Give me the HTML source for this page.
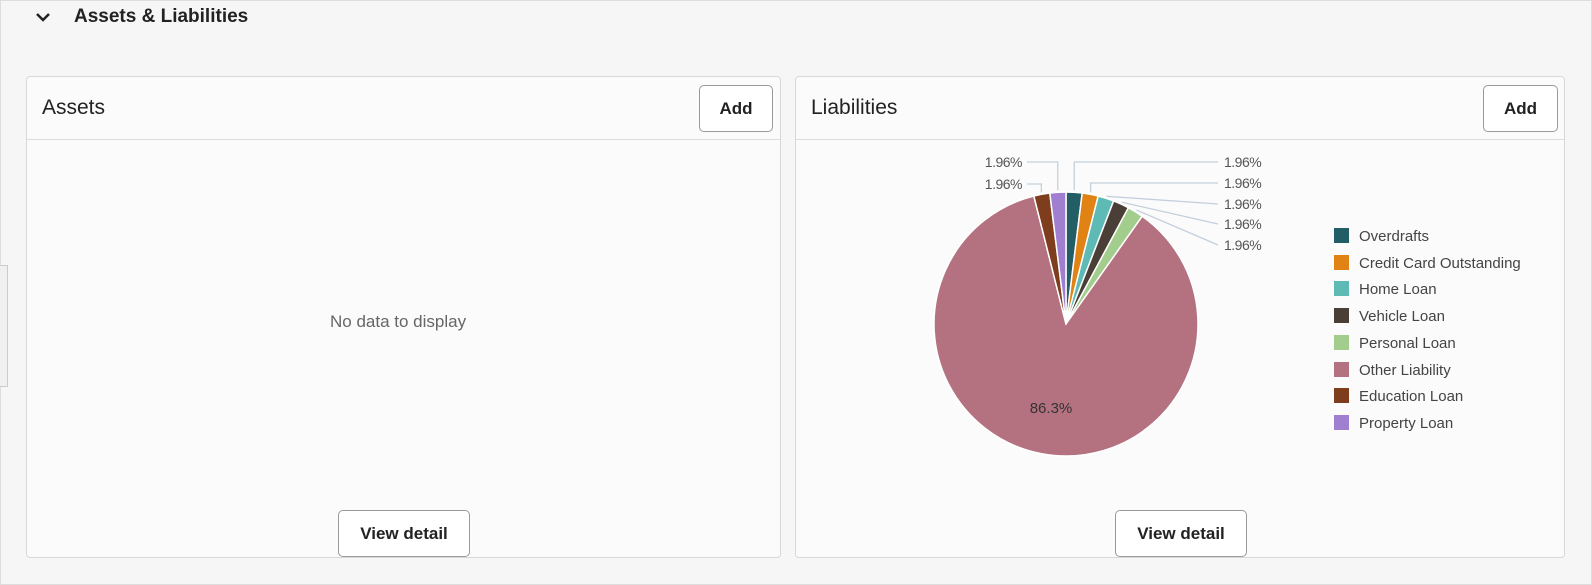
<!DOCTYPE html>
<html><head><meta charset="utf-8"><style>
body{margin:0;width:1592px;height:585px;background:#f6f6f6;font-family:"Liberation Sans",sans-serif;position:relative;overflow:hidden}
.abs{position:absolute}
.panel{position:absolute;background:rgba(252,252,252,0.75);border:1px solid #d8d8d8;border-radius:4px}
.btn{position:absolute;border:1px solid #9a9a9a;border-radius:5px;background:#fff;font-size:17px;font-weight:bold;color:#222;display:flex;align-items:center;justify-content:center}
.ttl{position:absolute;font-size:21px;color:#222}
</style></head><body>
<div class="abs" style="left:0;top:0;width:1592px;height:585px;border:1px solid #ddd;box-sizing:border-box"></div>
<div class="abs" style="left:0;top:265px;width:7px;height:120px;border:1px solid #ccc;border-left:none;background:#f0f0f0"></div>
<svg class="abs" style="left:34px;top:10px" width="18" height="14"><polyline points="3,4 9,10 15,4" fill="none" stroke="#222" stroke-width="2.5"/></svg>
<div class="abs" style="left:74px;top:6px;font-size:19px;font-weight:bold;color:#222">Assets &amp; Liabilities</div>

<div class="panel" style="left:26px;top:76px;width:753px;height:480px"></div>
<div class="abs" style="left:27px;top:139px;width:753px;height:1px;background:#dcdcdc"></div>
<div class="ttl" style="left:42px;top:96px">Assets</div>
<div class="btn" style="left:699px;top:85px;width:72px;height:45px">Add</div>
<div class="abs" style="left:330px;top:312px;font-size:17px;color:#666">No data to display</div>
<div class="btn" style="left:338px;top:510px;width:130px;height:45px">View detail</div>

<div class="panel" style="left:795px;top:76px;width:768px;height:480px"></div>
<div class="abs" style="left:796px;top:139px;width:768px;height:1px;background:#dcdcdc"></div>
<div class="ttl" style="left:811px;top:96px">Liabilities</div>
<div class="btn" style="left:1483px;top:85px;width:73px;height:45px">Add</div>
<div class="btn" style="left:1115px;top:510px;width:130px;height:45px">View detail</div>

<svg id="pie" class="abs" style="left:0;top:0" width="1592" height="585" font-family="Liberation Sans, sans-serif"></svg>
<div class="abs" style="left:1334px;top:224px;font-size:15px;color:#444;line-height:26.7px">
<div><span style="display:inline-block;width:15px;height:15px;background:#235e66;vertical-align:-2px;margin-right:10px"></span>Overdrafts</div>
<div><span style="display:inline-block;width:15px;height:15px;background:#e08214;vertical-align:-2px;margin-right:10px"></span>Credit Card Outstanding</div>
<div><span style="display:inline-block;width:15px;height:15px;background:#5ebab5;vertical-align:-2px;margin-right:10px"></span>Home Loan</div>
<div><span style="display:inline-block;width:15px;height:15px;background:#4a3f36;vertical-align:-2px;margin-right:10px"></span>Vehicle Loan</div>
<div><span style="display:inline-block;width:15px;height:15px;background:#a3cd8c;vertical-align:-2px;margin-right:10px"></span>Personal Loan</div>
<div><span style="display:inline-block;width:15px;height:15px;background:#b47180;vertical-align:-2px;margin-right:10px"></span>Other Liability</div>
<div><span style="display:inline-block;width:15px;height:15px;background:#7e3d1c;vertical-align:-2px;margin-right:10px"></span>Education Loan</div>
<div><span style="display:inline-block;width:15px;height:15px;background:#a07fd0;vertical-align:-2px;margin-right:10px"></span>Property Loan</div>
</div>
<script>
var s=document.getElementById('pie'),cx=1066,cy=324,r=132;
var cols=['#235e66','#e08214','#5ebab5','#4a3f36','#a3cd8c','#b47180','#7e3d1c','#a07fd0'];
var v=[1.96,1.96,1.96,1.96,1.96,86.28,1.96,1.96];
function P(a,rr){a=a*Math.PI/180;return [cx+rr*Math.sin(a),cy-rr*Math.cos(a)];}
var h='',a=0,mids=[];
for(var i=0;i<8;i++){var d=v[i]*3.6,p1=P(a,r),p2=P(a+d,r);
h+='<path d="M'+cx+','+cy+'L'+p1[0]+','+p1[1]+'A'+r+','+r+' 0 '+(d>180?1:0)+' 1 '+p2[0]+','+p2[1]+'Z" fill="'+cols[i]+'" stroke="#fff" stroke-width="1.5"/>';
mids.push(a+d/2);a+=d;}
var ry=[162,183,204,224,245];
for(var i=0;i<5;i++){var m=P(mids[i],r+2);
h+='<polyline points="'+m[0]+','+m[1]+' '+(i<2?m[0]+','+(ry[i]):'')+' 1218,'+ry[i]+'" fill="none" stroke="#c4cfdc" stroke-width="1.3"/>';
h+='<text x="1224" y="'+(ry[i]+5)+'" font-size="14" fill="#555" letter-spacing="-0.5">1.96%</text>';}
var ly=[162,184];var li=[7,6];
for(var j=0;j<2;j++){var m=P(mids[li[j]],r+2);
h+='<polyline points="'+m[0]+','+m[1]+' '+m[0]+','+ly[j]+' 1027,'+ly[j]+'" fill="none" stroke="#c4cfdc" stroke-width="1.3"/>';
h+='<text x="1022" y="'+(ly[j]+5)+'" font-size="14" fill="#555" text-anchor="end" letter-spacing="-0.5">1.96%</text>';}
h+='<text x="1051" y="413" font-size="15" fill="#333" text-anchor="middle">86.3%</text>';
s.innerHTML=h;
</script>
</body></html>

#### Problem details
Write out the material above again, word for word, minus its pictures.

#### The result
Give me the HTML source for this page.
<!DOCTYPE html>
<html><head><meta charset="utf-8"><style>
body{margin:0;width:1592px;height:585px;background:#f6f6f6;font-family:"Liberation Sans",sans-serif;position:relative;overflow:hidden}
.abs{position:absolute}
.panel{position:absolute;background:rgba(252,252,252,0.75);border:1px solid #d8d8d8;border-radius:4px}
.btn{position:absolute;border:1px solid #9a9a9a;border-radius:5px;background:#fff;font-size:17px;font-weight:bold;color:#222;display:flex;align-items:center;justify-content:center}
.ttl{position:absolute;font-size:21px;color:#222}
</style></head><body>
<div class="abs" style="left:0;top:0;width:1592px;height:585px;border:1px solid #ddd;box-sizing:border-box"></div>
<div class="abs" style="left:0;top:265px;width:7px;height:120px;border:1px solid #ccc;border-left:none;background:#f0f0f0"></div>
<svg class="abs" style="left:34px;top:10px" width="18" height="14"><polyline points="3,4 9,10 15,4" fill="none" stroke="#222" stroke-width="2.5"/></svg>
<div class="abs" style="left:74px;top:6px;font-size:19px;font-weight:bold;color:#222">Assets &amp; Liabilities</div>

<div class="panel" style="left:26px;top:76px;width:753px;height:480px"></div>
<div class="abs" style="left:27px;top:139px;width:753px;height:1px;background:#dcdcdc"></div>
<div class="ttl" style="left:42px;top:96px">Assets</div>
<div class="btn" style="left:699px;top:85px;width:72px;height:45px">Add</div>
<div class="abs" style="left:330px;top:312px;font-size:17px;color:#666">No data to display</div>
<div class="btn" style="left:338px;top:510px;width:130px;height:45px">View detail</div>

<div class="panel" style="left:795px;top:76px;width:768px;height:480px"></div>
<div class="abs" style="left:796px;top:139px;width:768px;height:1px;background:#dcdcdc"></div>
<div class="ttl" style="left:811px;top:96px">Liabilities</div>
<div class="btn" style="left:1483px;top:85px;width:73px;height:45px">Add</div>
<div class="btn" style="left:1115px;top:510px;width:130px;height:45px">View detail</div>

<svg id="pie" class="abs" style="left:0;top:0" width="1592" height="585" font-family="Liberation Sans, sans-serif"></svg>
<div class="abs" style="left:1334px;top:224px;font-size:15px;color:#444;line-height:26.7px">
<div><span style="display:inline-block;width:15px;height:15px;background:#235e66;vertical-align:-2px;margin-right:10px"></span>Overdrafts</div>
<div><span style="display:inline-block;width:15px;height:15px;background:#e08214;vertical-align:-2px;margin-right:10px"></span>Credit Card Outstanding</div>
<div><span style="display:inline-block;width:15px;height:15px;background:#5ebab5;vertical-align:-2px;margin-right:10px"></span>Home Loan</div>
<div><span style="display:inline-block;width:15px;height:15px;background:#4a3f36;vertical-align:-2px;margin-right:10px"></span>Vehicle Loan</div>
<div><span style="display:inline-block;width:15px;height:15px;background:#a3cd8c;vertical-align:-2px;margin-right:10px"></span>Personal Loan</div>
<div><span style="display:inline-block;width:15px;height:15px;background:#b47180;vertical-align:-2px;margin-right:10px"></span>Other Liability</div>
<div><span style="display:inline-block;width:15px;height:15px;background:#7e3d1c;vertical-align:-2px;margin-right:10px"></span>Education Loan</div>
<div><span style="display:inline-block;width:15px;height:15px;background:#a07fd0;vertical-align:-2px;margin-right:10px"></span>Property Loan</div>
</div>
<script>
var s=document.getElementById('pie'),cx=1066,cy=324,r=132;
var cols=['#235e66','#e08214','#5ebab5','#4a3f36','#a3cd8c','#b47180','#7e3d1c','#a07fd0'];
var v=[1.96,1.96,1.96,1.96,1.96,86.28,1.96,1.96];
function P(a,rr){a=a*Math.PI/180;return [cx+rr*Math.sin(a),cy-rr*Math.cos(a)];}
var h='',a=0,mids=[];
for(var i=0;i<8;i++){var d=v[i]*3.6,p1=P(a,r),p2=P(a+d,r);
h+='<path d="M'+cx+','+cy+'L'+p1[0]+','+p1[1]+'A'+r+','+r+' 0 '+(d>180?1:0)+' 1 '+p2[0]+','+p2[1]+'Z" fill="'+cols[i]+'" stroke="#fff" stroke-width="1.5"/>';
mids.push(a+d/2);a+=d;}
var ry=[162,183,204,224,245];
for(var i=0;i<5;i++){var m=P(mids[i],r+2);
h+='<polyline points="'+m[0]+','+m[1]+' '+(i<2?m[0]+','+(ry[i]):'')+' 1218,'+ry[i]+'" fill="none" stroke="#c4cfdc" stroke-width="1.3"/>';
h+='<text x="1224" y="'+(ry[i]+5)+'" font-size="14" fill="#555" letter-spacing="-0.5">1.96%</text>';}
var ly=[162,184];var li=[7,6];
for(var j=0;j<2;j++){var m=P(mids[li[j]],r+2);
h+='<polyline points="'+m[0]+','+m[1]+' '+m[0]+','+ly[j]+' 1027,'+ly[j]+'" fill="none" stroke="#c4cfdc" stroke-width="1.3"/>';
h+='<text x="1022" y="'+(ly[j]+5)+'" font-size="14" fill="#555" text-anchor="end" letter-spacing="-0.5">1.96%</text>';}
h+='<text x="1051" y="413" font-size="15" fill="#333" text-anchor="middle">86.3%</text>';
s.innerHTML=h;
</script>
</body></html>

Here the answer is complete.